**Aim of the exercise:** Starting at the first line of the data, please print exactly those lines through the one that holds "(eoutR) at (492,382);", omitting every picture.

↓↓↓

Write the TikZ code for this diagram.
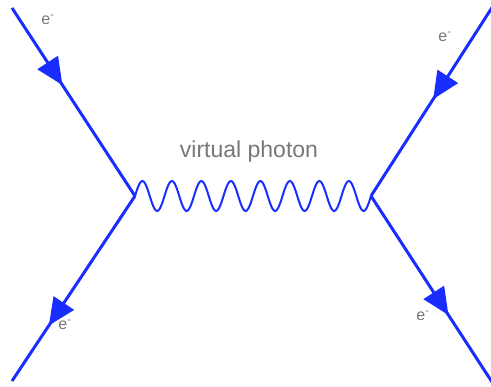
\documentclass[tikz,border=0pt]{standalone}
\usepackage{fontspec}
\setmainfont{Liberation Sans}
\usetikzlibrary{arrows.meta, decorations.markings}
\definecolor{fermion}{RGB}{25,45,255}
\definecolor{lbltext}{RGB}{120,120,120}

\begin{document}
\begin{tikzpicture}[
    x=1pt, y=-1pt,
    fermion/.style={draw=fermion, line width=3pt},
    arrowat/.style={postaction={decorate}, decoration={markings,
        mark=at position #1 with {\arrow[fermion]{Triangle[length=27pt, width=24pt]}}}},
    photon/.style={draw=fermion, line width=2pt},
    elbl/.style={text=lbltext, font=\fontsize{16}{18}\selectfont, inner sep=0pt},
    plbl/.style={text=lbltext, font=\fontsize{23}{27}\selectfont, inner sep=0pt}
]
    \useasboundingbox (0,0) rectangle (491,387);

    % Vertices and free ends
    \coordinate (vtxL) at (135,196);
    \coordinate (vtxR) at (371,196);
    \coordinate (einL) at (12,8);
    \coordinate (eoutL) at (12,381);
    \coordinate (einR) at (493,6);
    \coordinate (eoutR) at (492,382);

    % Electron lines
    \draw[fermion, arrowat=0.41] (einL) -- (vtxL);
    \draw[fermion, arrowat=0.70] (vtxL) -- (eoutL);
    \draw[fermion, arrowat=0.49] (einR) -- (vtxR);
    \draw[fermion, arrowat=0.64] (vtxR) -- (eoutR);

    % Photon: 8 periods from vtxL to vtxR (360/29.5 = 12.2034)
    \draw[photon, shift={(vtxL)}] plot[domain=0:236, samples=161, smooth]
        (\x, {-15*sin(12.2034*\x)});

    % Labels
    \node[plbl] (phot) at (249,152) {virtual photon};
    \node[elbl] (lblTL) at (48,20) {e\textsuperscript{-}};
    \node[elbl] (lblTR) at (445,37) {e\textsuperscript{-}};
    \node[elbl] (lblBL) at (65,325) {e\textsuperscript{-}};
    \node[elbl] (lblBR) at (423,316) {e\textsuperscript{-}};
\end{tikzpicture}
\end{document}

↑↑↑

**Output below:**
Write the TikZ code for this diagram.
\documentclass[tikz,border=0pt]{standalone}
\usepackage{fontspec}
\setmainfont{Liberation Sans}
\usetikzlibrary{arrows.meta, decorations.markings}
\definecolor{fermion}{RGB}{25,45,255}
\definecolor{lbltext}{RGB}{120,120,120}

\begin{document}
\begin{tikzpicture}[
    x=1pt, y=-1pt,
    fermion/.style={draw=fermion, line width=3pt},
    arrowat/.style={postaction={decorate}, decoration={markings,
        mark=at position #1 with {\arrow[fermion]{Triangle[length=27pt, width=24pt]}}}},
    photon/.style={draw=fermion, line width=2pt},
    elbl/.style={text=lbltext, font=\fontsize{16}{18}\selectfont, inner sep=0pt},
    plbl/.style={text=lbltext, font=\fontsize{23}{27}\selectfont, inner sep=0pt}
]
    \useasboundingbox (0,0) rectangle (491,387);

    % Vertices and free ends
    \coordinate (vtxL) at (135,196);
    \coordinate (vtxR) at (371,196);
    \coordinate (einL) at (12,8);
    \coordinate (eoutL) at (12,381);
    \coordinate (einR) at (493,6);
    \coordinate (eoutR) at (492,382);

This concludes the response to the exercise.